* [DIRECTION]: Your job is to retype all of the data word for word, leaving every image out.

* [MATERIAL]:
━━━
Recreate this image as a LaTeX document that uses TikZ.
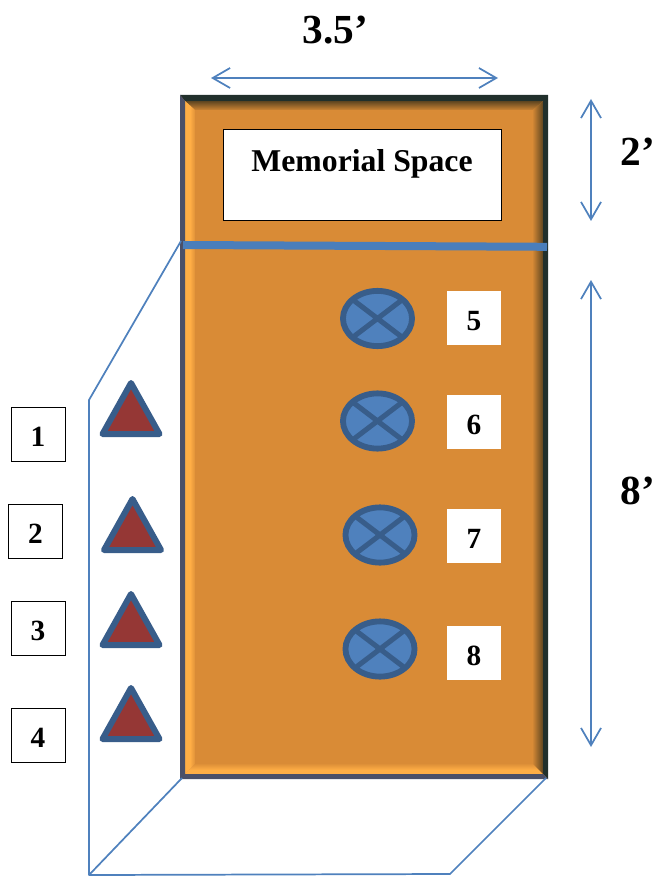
\documentclass[tikz,border=0pt]{standalone}
\usepackage{fontspec}
\setmainfont{Liberation Serif}
\usetikzlibrary{arrows.meta}
\definecolor{wall}{HTML}{D98B36}
\definecolor{wallhi}{HTML}{FFAE45}
\definecolor{wallsh}{HTML}{5E4520}
\definecolor{framedk}{HTML}{21302C}
\definecolor{framelt}{HTML}{4B5068}
\definecolor{lineblue}{HTML}{4F81BD}
\definecolor{strokeblue}{HTML}{385D8A}
\definecolor{barblue}{HTML}{4A7EBB}
\definecolor{tri}{HTML}{953735}
\tikzset{
  x=0.75pt,y=-0.75pt,
  numbox/.style={draw=black,line width=0.75pt,fill=white,minimum width=40.5pt,minimum height=40.5pt,inner sep=0pt,font=\bfseries\fontsize{22}{24}\selectfont,text=black},
  wbox/.style={numbox,draw=none},
  dimlabel/.style={font=\bfseries\fontsize{31}{33}\selectfont,inner sep=0pt},
  thinline/.style={draw=lineblue,line width=1.3pt},
  dimarrow/.style={draw=lineblue,line width=1.3pt,{Straight Barb[length=13pt,width=15pt,line width=1.3pt]}-{Straight Barb[length=13pt,width=15pt,line width=1.3pt]}},
  trimark/.style={draw=strokeblue,fill=tri,line width=4.5pt,line join=round},
  lamp/.style={draw=strokeblue,fill=lineblue,line width=4.4pt},
  lampx/.style={draw=strokeblue,line width=3.8pt},
}
\newcommand{\tribit}[2]{\draw[trimark] (#1,#2+3) -- (#1+28.5,#2+54) -- (#1-28.5,#2+54) -- cycle;}
\newcommand{\lampbit}[3]{%
  \node[draw=none,inner sep=0pt,minimum size=0pt] (#1) at (#2,#3) {};
  \draw[lamp] (#2,#3) ellipse [x radius=25.9pt,y radius=20.7pt];
  \draw[lampx] (#2-25,#3-19) -- (#2+25,#3+19) (#2+25,#3-19) -- (#2-25,#3+19);}
\newcommand{\dg}[1]{\raisebox{-9pt}[0pt][0pt]{#1}}
\begin{document}
\begin{tikzpicture}
\useasboundingbox (0,0) rectangle (655,877);
% wall
\fill[wall] (180,96) rectangle (548,779);
% bevel: top
\begin{scope}
\clip (185,101) -- (543,101) -- (533,110) -- (195,110) -- cycle;
\shade[top color=wallsh,bottom color=wall] (185,101) rectangle (543,111);
\end{scope}
% bevel: left
\begin{scope}
\clip (185,101) -- (195,110) -- (195,764) -- (185,774) -- cycle;
\shade[left color=wallhi,right color=wall] (190,101) rectangle (196,774);
\fill[wallhi] (185,101) rectangle (190,774);
\end{scope}
% bevel: bottom
\begin{scope}
\clip (185,774) -- (195,764) -- (533,764) -- (543,774) -- cycle;
\shade[top color=wall,bottom color=wallhi] (185,763) rectangle (543,770);
\fill[wallhi] (185,770) rectangle (543,774);
\end{scope}
% bevel: right
\begin{scope}
\clip (543,101) -- (533,110) -- (533,764) -- (543,774) -- cycle;
\shade[left color=wall,right color=wallsh] (532,101) rectangle (543,774);
\end{scope}
% frame
\fill[framedk] (180,95) -- (548,95) -- (548,779) -- (543,774) -- (543,101) -- (185,101) -- cycle;
\fill[framelt] (180,95) -- (185,101) -- (185,774) -- (543,774) -- (548,779) -- (180,779) -- cycle;
% memorial
\node[draw=black,line width=0.75pt,fill=white,minimum width=208.5pt,minimum height=68.25pt,inner sep=0pt] (mem) at (362,175.5) {};
\node[inner sep=0pt,font=\bfseries\fontsize{23.8}{25}\selectfont] (memtext) at (362,163.5) {Memorial Space};
% divider
\coordinate (da) at (183,245); \coordinate (db) at (547,246.8);
\draw[barblue,line width=6pt] (da) -- (db);
% outlines
\coordinate (tl) at (181,241); \coordinate (l) at (89,400); \coordinate (c) at (89,875);
\coordinate (bl) at (182,778); \coordinate (br) at (546,778); \coordinate (f) at (450,874);
\draw[thinline,line join=bevel] (tl) -- (l) -- (c) -- (f) -- (br);
\draw[thinline] (c) -- (bl);
% dims
\coordinate (wa) at (211,78); \coordinate (wb) at (498,78);
\coordinate (ha) at (591,99); \coordinate (hb) at (591,221);
\coordinate (ia) at (591,280); \coordinate (ib) at (591,747);
\draw[dimarrow] (wa) -- (wb);
\draw[dimarrow] (ha) -- (hb);
\draw[dimarrow] (ia) -- (ib);
\node[dimlabel] (w) at (335.5,30) {3.5’};
\node[dimlabel] (h) at (638,152) {2’};
\node[dimlabel] (i) at (638,491) {8’};
% triangles
\tribit{131}{380}
\tribit{132.5}{496}
\tribit{131}{591}
\tribit{131}{685}
% lamps
\lampbit{la}{377.5}{318.5}
\lampbit{lb}{377.5}{421}
\lampbit{lc}{380}{535}
\lampbit{ld}{380}{649}
% boxes
\node[numbox] (n1) at (38,434) {\dg{1}};
\node[numbox] (n2) at (35.5,531) {\dg{2}};
\node[numbox] (n3) at (38,628) {\dg{3}};
\node[numbox] (n4) at (38,735) {\dg{4}};
\node[wbox] (n5) at (474,318) {\dg{5}};
\node[wbox] (n6) at (474,422) {\dg{6}};
\node[wbox] (n7) at (474,536) {\dg{7}};
\node[wbox] (n8) at (474,653) {\dg{8}};
\end{tikzpicture}
\end{document}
━━━
* [OUTPUT FOR THIS EXERCISE]:
Recreate this image as a LaTeX document that uses TikZ.
\documentclass[tikz,border=0pt]{standalone}
\usepackage{fontspec}
\setmainfont{Liberation Serif}
\usetikzlibrary{arrows.meta}
\definecolor{wall}{HTML}{D98B36}
\definecolor{wallhi}{HTML}{FFAE45}
\definecolor{wallsh}{HTML}{5E4520}
\definecolor{framedk}{HTML}{21302C}
\definecolor{framelt}{HTML}{4B5068}
\definecolor{lineblue}{HTML}{4F81BD}
\definecolor{strokeblue}{HTML}{385D8A}
\definecolor{barblue}{HTML}{4A7EBB}
\definecolor{tri}{HTML}{953735}
\tikzset{
  x=0.75pt,y=-0.75pt,
  numbox/.style={draw=black,line width=0.75pt,fill=white,minimum width=40.5pt,minimum height=40.5pt,inner sep=0pt,font=\bfseries\fontsize{22}{24}\selectfont,text=black},
  wbox/.style={numbox,draw=none},
  dimlabel/.style={font=\bfseries\fontsize{31}{33}\selectfont,inner sep=0pt},
  thinline/.style={draw=lineblue,line width=1.3pt},
  dimarrow/.style={draw=lineblue,line width=1.3pt,{Straight Barb[length=13pt,width=15pt,line width=1.3pt]}-{Straight Barb[length=13pt,width=15pt,line width=1.3pt]}},
  trimark/.style={draw=strokeblue,fill=tri,line width=4.5pt,line join=round},
  lamp/.style={draw=strokeblue,fill=lineblue,line width=4.4pt},
  lampx/.style={draw=strokeblue,line width=3.8pt},
}
\newcommand{\tribit}[2]{\draw[trimark] (#1,#2+3) -- (#1+28.5,#2+54) -- (#1-28.5,#2+54) -- cycle;}
\newcommand{\lampbit}[3]{%
  \node[draw=none,inner sep=0pt,minimum size=0pt] (#1) at (#2,#3) {};
  \draw[lamp] (#2,#3) ellipse [x radius=25.9pt,y radius=20.7pt];
  \draw[lampx] (#2-25,#3-19) -- (#2+25,#3+19) (#2+25,#3-19) -- (#2-25,#3+19);}
\newcommand{\dg}[1]{\raisebox{-9pt}[0pt][0pt]{#1}}
\begin{document}
\begin{tikzpicture}
\useasboundingbox (0,0) rectangle (655,877);
% wall
\fill[wall] (180,96) rectangle (548,779);
% bevel: top
\begin{scope}
\clip (185,101) -- (543,101) -- (533,110) -- (195,110) -- cycle;
\shade[top color=wallsh,bottom color=wall] (185,101) rectangle (543,111);
\end{scope}
% bevel: left
\begin{scope}
\clip (185,101) -- (195,110) -- (195,764) -- (185,774) -- cycle;
\shade[left color=wallhi,right color=wall] (190,101) rectangle (196,774);
\fill[wallhi] (185,101) rectangle (190,774);
\end{scope}
% bevel: bottom
\begin{scope}
\clip (185,774) -- (195,764) -- (533,764) -- (543,774) -- cycle;
\shade[top color=wall,bottom color=wallhi] (185,763) rectangle (543,770);
\fill[wallhi] (185,770) rectangle (543,774);
\end{scope}
% bevel: right
\begin{scope}
\clip (543,101) -- (533,110) -- (533,764) -- (543,774) -- cycle;
\shade[left color=wall,right color=wallsh] (532,101) rectangle (543,774);
\end{scope}
% frame
\fill[framedk] (180,95) -- (548,95) -- (548,779) -- (543,774) -- (543,101) -- (185,101) -- cycle;
\fill[framelt] (180,95) -- (185,101) -- (185,774) -- (543,774) -- (548,779) -- (180,779) -- cycle;
% memorial
\node[draw=black,line width=0.75pt,fill=white,minimum width=208.5pt,minimum height=68.25pt,inner sep=0pt] (mem) at (362,175.5) {};
\node[inner sep=0pt,font=\bfseries\fontsize{23.8}{25}\selectfont] (memtext) at (362,163.5) {Memorial Space};
% divider
\coordinate (da) at (183,245); \coordinate (db) at (547,246.8);
\draw[barblue,line width=6pt] (da) -- (db);
% outlines
\coordinate (tl) at (181,241); \coordinate (l) at (89,400); \coordinate (c) at (89,875);
\coordinate (bl) at (182,778); \coordinate (br) at (546,778); \coordinate (f) at (450,874);
\draw[thinline,line join=bevel] (tl) -- (l) -- (c) -- (f) -- (br);
\draw[thinline] (c) -- (bl);
% dims
\coordinate (wa) at (211,78); \coordinate (wb) at (498,78);
\coordinate (ha) at (591,99); \coordinate (hb) at (591,221);
\coordinate (ia) at (591,280); \coordinate (ib) at (591,747);
\draw[dimarrow] (wa) -- (wb);
\draw[dimarrow] (ha) -- (hb);
\draw[dimarrow] (ia) -- (ib);
\node[dimlabel] (w) at (335.5,30) {3.5’};
\node[dimlabel] (h) at (638,152) {2’};
\node[dimlabel] (i) at (638,491) {8’};
% triangles
\tribit{131}{380}
\tribit{132.5}{496}
\tribit{131}{591}
\tribit{131}{685}
% lamps
\lampbit{la}{377.5}{318.5}
\lampbit{lb}{377.5}{421}
\lampbit{lc}{380}{535}
\lampbit{ld}{380}{649}
% boxes
\node[numbox] (n1) at (38,434) {\dg{1}};
\node[numbox] (n2) at (35.5,531) {\dg{2}};
\node[numbox] (n3) at (38,628) {\dg{3}};
\node[numbox] (n4) at (38,735) {\dg{4}};
\node[wbox] (n5) at (474,318) {\dg{5}};
\node[wbox] (n6) at (474,422) {\dg{6}};
\node[wbox] (n7) at (474,536) {\dg{7}};
\node[wbox] (n8) at (474,653) {\dg{8}};
\end{tikzpicture}
\end{document}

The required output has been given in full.